Bookshelf: Local competition

Large Western multinationals ignore the threat from emerging markets at their peril.

by Nenad Pacek, World Business
Last Updated: 23 Jul 2013

Books on anything relating to emerging markets are rare, and useful books on the topic even more so. The good news is that Antoine van Agtmael's The Emerging Markets Century is an illuminating addition to this growing pool of knowledge. Van Agtmael is a long-standing emerging markets enthusiast and investor.

He recognised more than 35 years ago that the rise of the then Third World markets would be forceful and unstoppable, resulting in a tide of lucrative commercial opportunities. In the opening pages, he reminds us that he coined the term 'emerging markets' in the autumn of 1981, while he was working on ways to persuade leading investment managers to invest in a Third World equity fund.

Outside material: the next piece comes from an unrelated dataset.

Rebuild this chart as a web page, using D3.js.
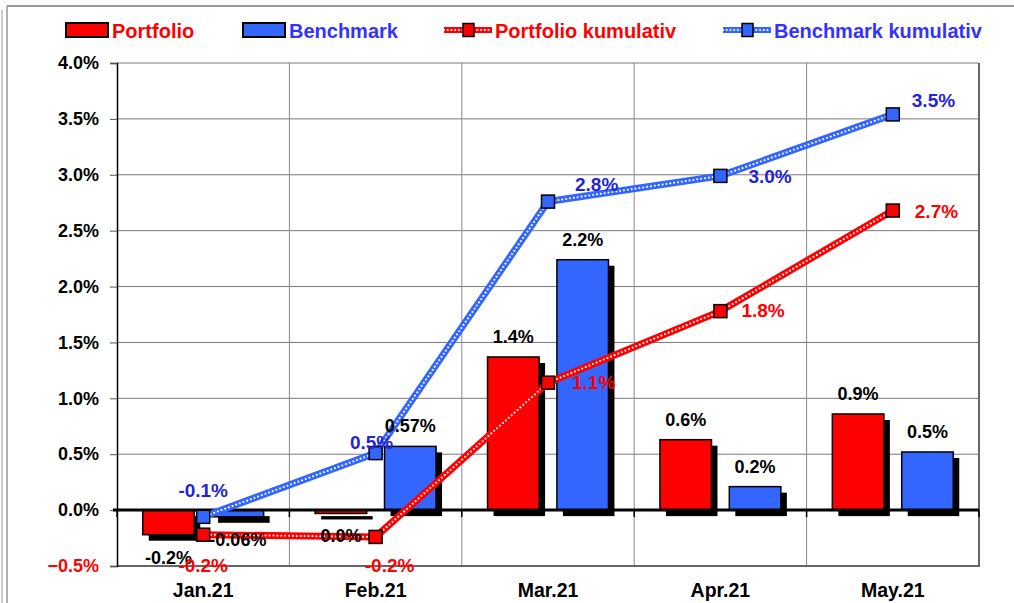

About two thirds of the book is dedicated to describing 25 'world-class' companies from the emerging markets. Some of these names will be familiar - Samsung, Lenovo, Infosys, Embraer, Cemex; others less so - Chilean winery Concha y Toro, Argentinian oil pipe manufacturer Tenaris, Taiwanese shoe manufacturer Yue Yuen.

What distinguishes them is that they all compete well globally. Not so long ago, you could look long and hard around emerging markets and not find any truly world-class companies. Over the next decades, and most certainly this century, predicts van Agtmael, there will be many more emerging markets companies rising from obscurity to world-class status.

Van Agtmael and his team have researched these companies on-location (as any serious investor should do but rarely does), so they have a deep understanding of where they have come from, what they do now and what one can expect from them in the future. This is clear throughout the book.

Two groups of readers will benefit from The Emerging Markets Century. First, portfolio investors can learn not only why they should invest in some of those 25 companies, but also how to recognise the newcomers and the best practice for successful investment in emerging markets companies. Van Agtmael identifies a number of 'emerging market twists' that new corporate players adopt to improve their global competitiveness; for instance, chameleon firms adapt and change in order to move up the value chain.

The same toolkit will also be valuable for the second group of readers - executives from Western multinationals who face local competition in emerging markets but also increasingly on their home turfs in the US, Western Europe and Japan.

This is at the core of the book: time and time again, large Western multinationals ignore local competitive threats and assume they will be market leaders in China or Russia simply because they are market leaders in their home markets. They end up disappointed and frustrated when they realise how tough it is to beat a formidable local competitor.

Many emerging market multinationals are challenging Western multinationals just about everywhere on the planet. Lenovo's acquisition of IBM's ThinkPad was one of the most powerful manifestations of this role reversal. Emerging markets companies often leapfrog, thanks to new R&D and innovation. Chinese white goods manufacturer Haier is a great example of a company that pretty much invented the market segment in which it operates. Brazilian aircraft manufacturer Embraer successfully developed a 'reverse outsourcer' strategy in which it retained manufacturing in Sao Paulo, while sourcing the best and cheapest components from the global market.

This book is a forceful wake-up call to existing corporate and government prejudice and arrogance. But it does have a couple of shortcomings. First, some critical readers might be forgiven for thinking that it is nothing but a smartly packaged sales pitch for companies that van Agtmael's investment fund might already own.

Second, the title of the book does not really correspond to what one finds inside. Readers could expect to see analysis of why and how certain economies will catch up with today's developed world and how the latter will respond. Instead, the book is more a series of case studies, albeit all relevant and interesting.

Finally, there are also a couple of factual mistakes. Emerging markets are growing nearly three times as fast as developed economies, not twice as fast, as the book says. And they account for almost 30% of global GDP rather than 20% (and at purchasing power parity more than 50%). But all in all, this is a useful book and its strengths outnumber its weaknesses.

The Emerging Markets Century, Antoine van Agtmael, Simon & Schuster, £20, ISBN: 1-84737-030-6.

Nenad Pacek is vice-president of the Economist Intelligence Unit and author of Emerging Markets (2004).